Il n'y a pas de place pour les barbus C'est la sortie des mosquées et celle de la Nouvelle-ville a commencé à «déverser» ses fidèles à la fin de la prière des tarawih. Ceux qui passent par le lieu d'attroupement des femmes pressent le pas. Eux qui considèrent la femme comme une «fitna» ne peuvent faire autrement que de baisser la tête et quitter vite les lieux. Il faut dire que le lieu en question n'est pas du tout compatible avec les kamis et les longues barbes. Les mini-jupes et les pantalons serrés sont beaucoup plus nombreux que leurs accoutrements. Il n'y a pas de place pour les barbus, à l'exception de deux vendeurs de fruits secs (cacahuètes, noix de cajou, amandes…) et de gâteaux et autres boissons fraîches.À quelques mètres de là, un café maure dont l'accès était, l'année dernière, du côté de la rue Beggaz, a trouvé une astuce pour gagner les clients de l'autre côté de la rue, à l'intérieur de la cité. Il a tout simplement réalisé un accès d'où il propose toutes sortes de boissons fraîches et surtout de la crème glacée et du sorbet, des produits très prisés durant la saison estivale. Et il ne va pas le regretter, vu l'affluence que son commerce enregistre en ces soirées de Ramadhan. Des soirées étouffantes vu la chaleur mais aussi l'humidité qui vient du grand barrage de Taksebt, changeant complètement le climat de la région. Donc, il n'est pas question pour les femmes du quartier de rester à la maison.

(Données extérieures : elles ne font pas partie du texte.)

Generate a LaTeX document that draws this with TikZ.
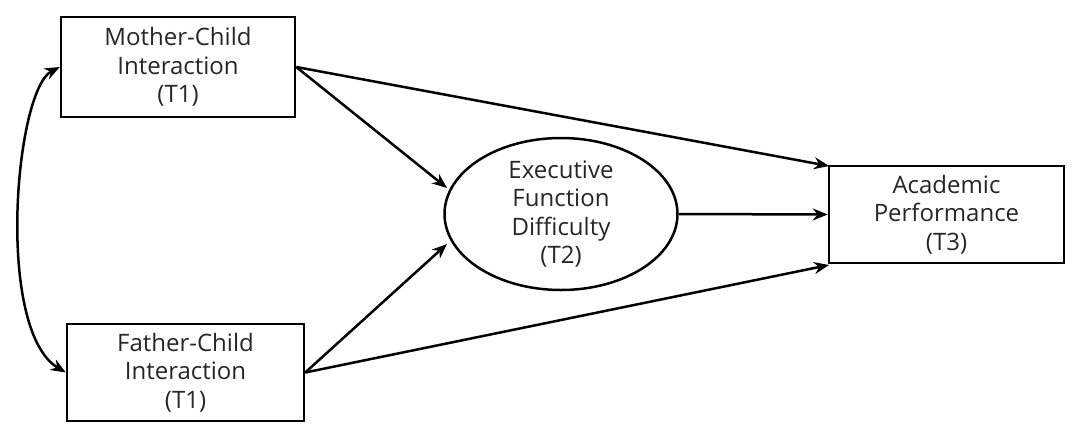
\documentclass[tikz,border=0pt]{standalone}
\usepackage{fontspec}
\setmainfont{Open Sans}
\usetikzlibrary{arrows.meta,shapes.geometric}
\begin{document}
\begin{tikzpicture}[x=1pt,y=-1pt,
  box/.style={draw,line width=2.5pt,inner sep=0pt,align=center,font=\fontsize{24}{28.5}\selectfont,text=black!85},
  conn/.style={line width=2.5pt,-{Stealth[length=15pt,width=12pt]}},
  both/.style={line width=2.5pt,{Stealth[length=15pt,width=12pt]}-{Stealth[length=15pt,width=12pt]}}]
\useasboundingbox (0,0) rectangle (1077,426);
\node[box,minimum width=234pt,minimum height=100pt] (mc) at (178,67) {Mother-Child\\Interaction\\(T1)};
\node[box,minimum width=237pt,minimum height=97pt] (fc) at (185.5,372.5) {Father-Child\\Interaction\\(T1)};
\node[box,ellipse,minimum width=233pt,minimum height=152pt] (ef) at (561,214) {Executive\\Function\\Difficulty\\(T2)};
\node[box,minimum width=235pt,minimum height=97pt] (ap) at (946.5,214.5) {Academic\\Performance\\(T3)};
\coordinate (mcR) at (mc.east);
\coordinate (fcR) at (fc.east);
\coordinate (apT) at (829,166);
\coordinate (apB) at (829,265);
\coordinate (efTL) at (447,188);
\coordinate (efBL) at (447,244);
\draw[conn] (mcR) -- (apT);
\draw[conn] (mcR) -- (efTL);
\draw[conn] (fcR) -- (efBL);
\draw[conn] (fcR) -- (apB);
\draw[conn] (ef.east) -- (ap.west);
\draw[both] (mc.west) .. controls (15,90) and (-5,330) .. (fc.west);
\end{tikzpicture}
\end{document}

Leur choix est fait À deux endroits différents, des femmes âgées se retrouvent et discutent de tout et de rien. Assises sur le bord d'un trottoir ou sur des petites chaises apportées de la maison, elles s'offrent leur «halaka» comme au bon vieux temps. Quand elles se retrouvaient dans leurs villages respectifs. Des scènes qui ne peuvent être belles sans la présence de toutes ces femmes, jeunes et âgées, que des énergumènes veulent bien cloîtrer entre quatre murs. Ils peuvent toujours rêver, les femmes et leurs familles de la Nouvelle-ville de Tizi Ouzou ont déjà fait leur choix. Et il est visible chaque soir dans le quartier et dans différents quartiers de la ville.